Thursday, April 13, 2006

The cure-all for life or Public School Utopia

When we were talking in class tonight, I kept thinking about something I'd read in the last couple of weeks. However, as I mentioned here previously, all of the reading I'm doing seems to be running together and I can't ever remember where I read something, or which brilliant person said it (all of the authors of these works would cringe knowing grad students are getting them all confused... surely it's not the fame they wished for...). Anyway, I decided that it was from Pinar's What is Curriculum Theory? book, and found what I was thinking about.

I had listened to the first part of the Oprah show Tiffany mentioned in class on my way to class Tuesday afternoon. I too, was glad that education was being mentioned, and at least the show did talk to and use the work of Jonathan Kozol, citing his new book Shame of the Nation. Otherwise, I felt like it was another strike by business and the media on public education.
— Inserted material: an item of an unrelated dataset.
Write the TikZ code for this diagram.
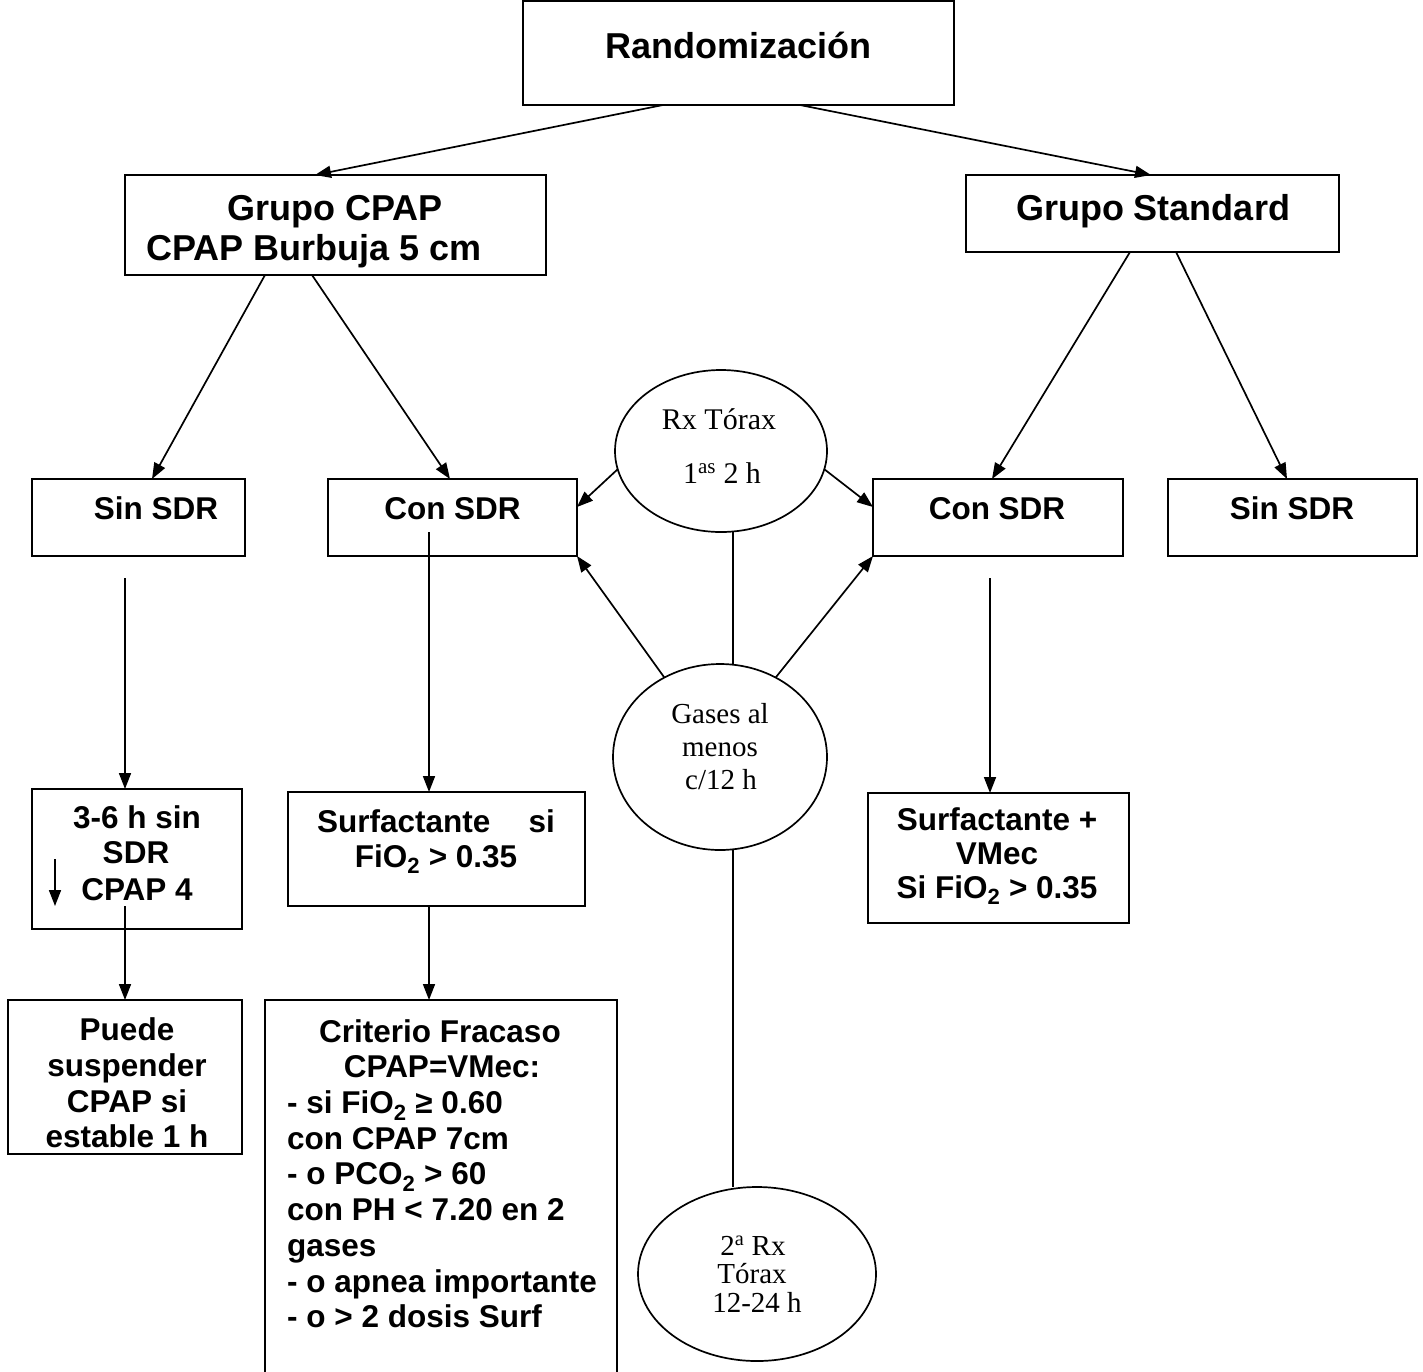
\documentclass[tikz,border=0pt]{standalone}
\usepackage{fontspec}
\newfontfamily\arialf{Liberation Sans}
\newfontfamily\tnrf{Liberation Serif}
\usetikzlibrary{arrows.meta,shapes.geometric}
\tikzset{
 box/.style={draw, line width=1.8pt, rectangle, inner sep=0pt, outer sep=0pt},
 ell/.style={draw, line width=1.7pt, ellipse, inner sep=0pt, outer sep=0pt},
 bt/.style={font=\arialf\bfseries\fontsize{31.5}{36}\selectfont, inner sep=0pt, anchor=base},
 ht/.style={font=\arialf\bfseries\fontsize{36}{41}\selectfont, inner sep=0pt, anchor=base},
 st/.style={font=\tnrf\fontsize{29}{33}\selectfont, inner sep=0pt, anchor=base},
 arr/.style={line width=1.7pt, -{Triangle[length=16pt,width=12pt]}},
 ln/.style={line width=1.7pt},
}
\begin{document}
\begin{tikzpicture}[x=1pt,y=-1pt]
\useasboundingbox (0,0) rectangle (1423,1371);
% boxes
\node[box, minimum width=431pt, minimum height=104pt] (rand) at (738.5,53) {};
\node[box, minimum width=421pt, minimum height=100pt] (cpap) at (335.5,225) {};
\node[box, minimum width=373pt, minimum height=77pt] (std) at (1152.5,213.5) {};
\node[box, minimum width=213pt, minimum height=77pt] (sin1) at (138.5,517.5) {};
\node[box, minimum width=249pt, minimum height=77pt] (con1) at (452.5,517.5) {};
\node[box, minimum width=250pt, minimum height=77pt] (con2) at (998,517.5) {};
\node[box, minimum width=249pt, minimum height=77pt] (sin2) at (1292.5,517.5) {};
\node[box, minimum width=210pt, minimum height=140pt] (b36) at (137,859) {};
\node[box, minimum width=234pt, minimum height=154pt] (puede) at (125,1077) {};
\node[box, minimum width=297pt, minimum height=114pt] (surf1) at (436.5,849) {};
\node[box, minimum width=352pt, minimum height=400pt] (crit) at (441,1200) {};
\node[box, minimum width=261pt, minimum height=130pt] (surf2) at (998.5,858) {};
% ellipses
\node[ell, minimum width=212pt, minimum height=162pt] (e1) at (721,451) {};
\node[ell, minimum width=214pt, minimum height=186pt] (e2) at (720,757) {};
\node[ell, minimum width=238pt, minimum height=174pt] (e3) at (757,1274) {};
% texts
\node[ht] (trand) at (738.5,58) {Randomización};
\node[ht] (tcpap1) at (335,220) {Grupo CPAP};
\node[ht] (tcpap2) at (314,260) {CPAP Burbuja 5 cm};
\node[ht] (tstd) at (1153,220) {Grupo Standard};
\node[bt] (tsin1) at (156,519) {Sin SDR};
\node[bt] (tcon1) at (452.5,519) {Con SDR};
\node[bt] (tcon2) at (997,519) {Con SDR};
\node[bt] (tsin2) at (1292,519) {Sin SDR};
\node[bt] (tb1) at (137,828) {3-6 h sin};
\node[bt] (tb2) at (136,863) {SDR};
\node[bt] (tb3) at (137,900) {CPAP 4};
\node[bt] (tp1) at (127,1040) {Puede};
\node[bt] (tp2) at (127,1076) {suspender};
\node[bt] (tp3) at (127,1112) {CPAP si};
\node[bt] (tp4) at (127,1147) {estable 1 h};
\node[bt, anchor=base west] (ts1a) at (317,832) {Surfactante};
\node[bt, anchor=base east] (ts1b) at (555,832) {si};
\node[bt] (ts1c) at (436,867) {FiO\textsubscript{2} > 0.35};
\node[bt] (tc1) at (440,1042) {Criterio Fracaso};
\node[bt] (tc2) at (442,1077.7) {CPAP=VMec:};
\node[bt, anchor=base west] (tc3) at (287,1113.4) {- si FiO\textsubscript{2} ≥ 0.60};
\node[bt, anchor=base west] (tc4) at (287,1149) {con CPAP 7cm};
\node[bt, anchor=base west] (tc5) at (287,1184.8) {- o PCO\textsubscript{2} > 60};
\node[bt, anchor=base west] (tc6) at (287,1220.5) {con PH < 7.20 en 2};
\node[bt, anchor=base west] (tc7) at (287,1256) {gases};
\node[bt, anchor=base west] (tc8) at (287,1292) {- o apnea importante};
\node[bt, anchor=base west] (tc9) at (287,1327.7) {- o > 2 dosis Surf};
\node[bt] (ts2a) at (997,830) {Surfactante +};
\node[bt] (ts2b) at (997,864) {VMec};
\node[bt] (ts2c) at (997,898) {Si FiO\textsubscript{2} > 0.35};
\node[st, font=\tnrf\fontsize{30}{34}\selectfont] (te1a) at (719,429) {Rx Tórax};
\node[st, font=\tnrf\fontsize{30}{34}\selectfont] (te1b) at (722,483) {1\textsuperscript{as} 2 h};
\node[st] (te2a) at (720,723) {Gases al};
\node[st] (te2b) at (720,756) {menos};
\node[st] (te2c) at (721,789) {c/12 h};
\node[st] (te3a) at (753,1255) {2\textsuperscript{a} Rx};
\node[st] (te3b) at (752,1283) {Tórax};
\node[st] (te3c) at (757,1312) {12-24 h};
% small arrow inside b36
\coordinate (sa1) at (55,859);
\coordinate (sa2) at (55,906);
% connectors
\draw[arr] ([xshift=-75.5pt]rand.south) -- ([xshift=-20.5pt]cpap.north);
\draw[arr] ([xshift=61.5pt]rand.south) -- ([xshift=-1.5pt]std.north);
\draw[arr] ([xshift=-70.5pt]cpap.south) -- ([xshift=13.5pt]sin1.north);
\draw[arr] ([xshift=-23.5pt]cpap.south) -- ([xshift=-2.5pt]con1.north);
\draw[arr] ([xshift=-22.5pt]std.south) -- ([xshift=-6pt]con2.north);
\draw[arr] ([xshift=23.5pt]std.south) -- ([xshift=-5.5pt]sin2.north);
\draw[arr] (e1.190) -- ([yshift=10.5pt]con1.east);
\draw[arr] (e1.350) -- ([yshift=10.5pt]con2.west);
\draw[ln] ([xshift=12pt]e1.south) -- ([xshift=13pt]e2.north);
\draw[arr] (e2.125) -- (con1.south east);
\draw[arr] (e2.55) -- (con2.south west);
\draw[ln] ([xshift=13pt]e2.south) -- ([xshift=-24pt]e3.north);
\draw[arr] ([xshift=-13.5pt,yshift=-22pt]sin1.south) -- ([xshift=-12pt]b36.north);
\draw[arr] ([xshift=-23.5pt,yshift=24pt]con1.south) -- ([xshift=-7.5pt]surf1.north);
\draw[arr] ([xshift=-8pt,yshift=-22pt]con2.south) -- ([xshift=-8.5pt]surf2.north);
\draw[arr] ([xshift=-12pt,yshift=23pt]b36.south) -- (puede.north);
\draw[arr] (sa1) -- (sa2);
\draw[arr] ([xshift=-7.5pt]surf1.south) -- ([xshift=-12pt]crit.north);
\end{tikzpicture}
\end{document}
So, in his book, Pinar has an affinity for the historian Christopher Lasch, and quotes his work quite a bit throughout the chapters. In the final chapter, titled "Education of the American Public," Pinar writes about how we as educators, must begin to work to turn the tide, claim our positions as intellectuals in society, and initiate true reform based on social equity rather than flawed business approaches. In this chapter, he uses some quotes from Lasch on page 255:

"Schooling is not a cure-all for everything that ails us."

"If there is one lesson that we might have been expected to learn in the 150 years since Horace Mann took charge of the schools in Massachusetts, it is that schools can't save society."

What is the role of the school and what is the role of the teacher? Are teachers caretakers, instructors, guides, social workers, stand-in parents, or professional intellectuals? Can they really be all of these at once? Can schools survive increasing requirements and regulations to manage both children and phenomenon which are often beyond their reach and outside their control? And why do politicians, the business world, the media, and popular opinion in the public realm continue to believe that schools can fix everything? Why do they think that schooling can save society? Why is such a powerful and critical burden placed in the hands of people who are paid and respected so little?

Pinar, W. F. (2004). What is curriculum theory? Mahwah, NJ: Lawrence Erlbaum.